7.6.07

Vamos brincar às cidades

"Pequeno auditório a implantar junto ao monumento aos mortos da Grande Guerra"

O concurso do Expresso chama-se "Vamos Fazer a Cidade" e, dado o destaque - cinco páginas na Única (Expresso de 2 de Junho), a pretensão pode parecer séria. Mas, pelo menos desta vez, não foi!

O projecto de requalificação para a Av. Lourenço Peixinho, em Aveiro, elaborado pela dupla Tiago Filipe Santos e João Paulo Cardielos, ambos arquitectos, é, no mínimo, desconforme em grandeza. Eu diria que os autores leram Avenida Lourenço Peixinho mas pensaram Avenue des Champs-Elysées. O projecto apresentado prevê um corredor central para peões e ciclistas e ainda: um pequeno auditório, um campo de futebol, um bar, um quiosque, um espaço de leitura, um espaço expositivo, um campo de basquetebol, um espaço para jogos tradicionais, um grande auditório, um espaço internet, um multi-usos, um espaço radical, uma piscina e um centro de turismo, enterrados ou à superfície.

Juro que li o artigo mais do que uma vez, pensando nas dimensões (largura) da avenida! O pressuposto só poderia ser o da eliminação das faixas rodoviárias! Mas não, "os automóveis não terão de ser erradicados", "reduz-se o número de vias para, apenas, uma em cada sentido, com corredor de estacionamento paralelo". Enfim, dada a construção recente do túnel num dos topos da Avenida (em frente à Estação da CP), convém mesmo não erradicar agora os automóveis!

Para além do elevado número de núcleos programáticos, o projecto de arquitectura prevê que estes sejam "abraçados" por estacas verticais, "optando-se por repetir sistematicamente" este "elemento de base estrutural". As imagens do jornal eram sugestivas... de uma Avenida sobrepovoada de construções.

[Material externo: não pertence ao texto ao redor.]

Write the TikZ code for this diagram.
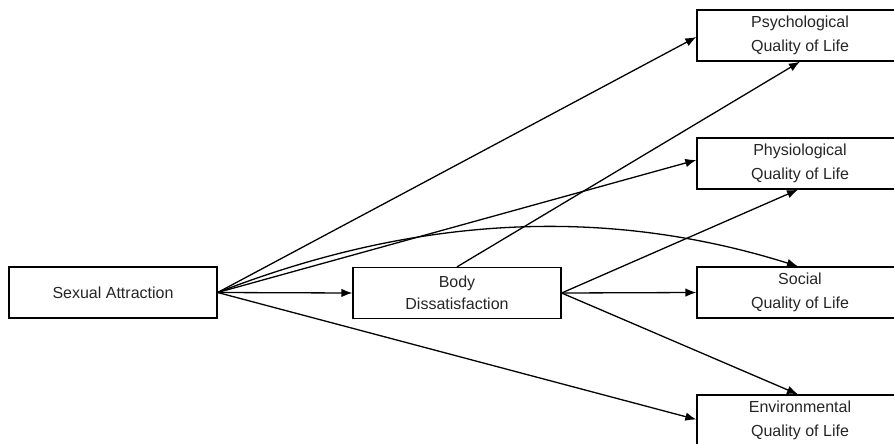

O artigo tem o título "Olhares convergentes" mas, quem conhece a avenida em questão, só pode convergir na necessidade de mudança. É um facto que "de artéria nobre, unindo a Estação ao Rossio, foi, aos poucos, perdendo personalidade. «Nos anos 80 do século XX acentuou-se a troca da ocupação residencial pelo comércio e serviços, aliás, como noutras cidades. Nos anos 90, as fusões de algumas empresas e instituições bancárias levaram à desocupação de grande parte dos imóveis e à sua consequente degradação»." Falta acrescentar que a actividade comercial na Avenida Lourenço Peixinho foi fortemente abalada pela abertura do espaço Forum Aveiro e que esta "ameaça" se mantém.

O júri do concurso decidiu distinguir a proposta "cujo conceito central era a devolução do ambiente de «boulevard» oitocentista." É um facto que existe algum despotismo iluminado no projecto e na forma adoptada pelo Expresso para o apresentar. Concerteza, o plano para o corredor central da Avenida reflecte "um modelo de cidade ideal". Mas, e os prédios que já estão implantados? Como disfarçar o alinhamento desastroso de construções nos dois lados da avenida? Qual é a tipologia construtiva que se sugere para o futuro?

Fixemos a ideia principal, "de abrir um novo universo de actividades, de carácter lúdico, pedagógico ou cultural, incorporando programas actuais e recuperando valores identitários que se desvaneceram." Esqueçamos tudo o resto. Até o facto de nenhum projecto ser exequível do ponto de vista financeiro. Até o facto do Projecto Avenida de Arte Contemporânea, que previa animar a Av. Lourenço Peixinho, criando espaços de exposição de arte da Capitania até à antiga Estação da CP, não avançar. Esqueçamos tudo isso, deixemos a Avenida silenciosa. E então aceitaremos que se faça este tipo de jornalismo. Cinco páginas de ficção vendidas como matéria de primeira!



P.S.: Outra aveirense que também não percebeu!